You write to a binary file using the write() method. The difference with writing to text files is that you have to supply a byte string as argument, rather than a regular string. The following code creates a binary file with some text in it.

from os.path import getsize

FILENAME = "pc_binarytest.tmp"
fp = open( FILENAME, "wb" )
fp.write( b"And now for something completely different...\x0A\
\x00\x00\x00\x00\xD4\xE8\xE5\xA0\xD3\xF0\xE1\xEE\xE9\xF3\xE8\xA0\
\xC9\xEE\xF1\xF5\xE9\xF3\xE9\xF4\xE9\xEF\xEE\x00\x00\x00" )
fp.close()
print( getsize( FILENAME ), "bytes written" )

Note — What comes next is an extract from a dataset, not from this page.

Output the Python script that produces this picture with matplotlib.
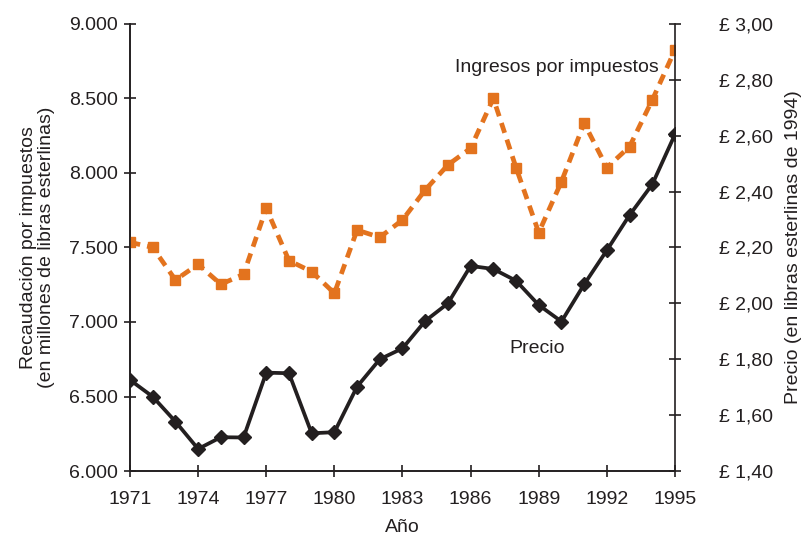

Run the code above to create the binary file. The code below opens it in text mode (you can do that, as Python cannot know that it actually is a binary file), reads the contents, and prints the contents. You will see some readable text and some unreadable characters.

FILENAME = "pc_binarytest.tmp"
fp = open( FILENAME, encoding="latin-1" )
while True:
    buffer = fp.readline()
    if buffer == "":
        break
    print( buffer )
fp.close()

Change the code above to open the file in binary mode and print the contents.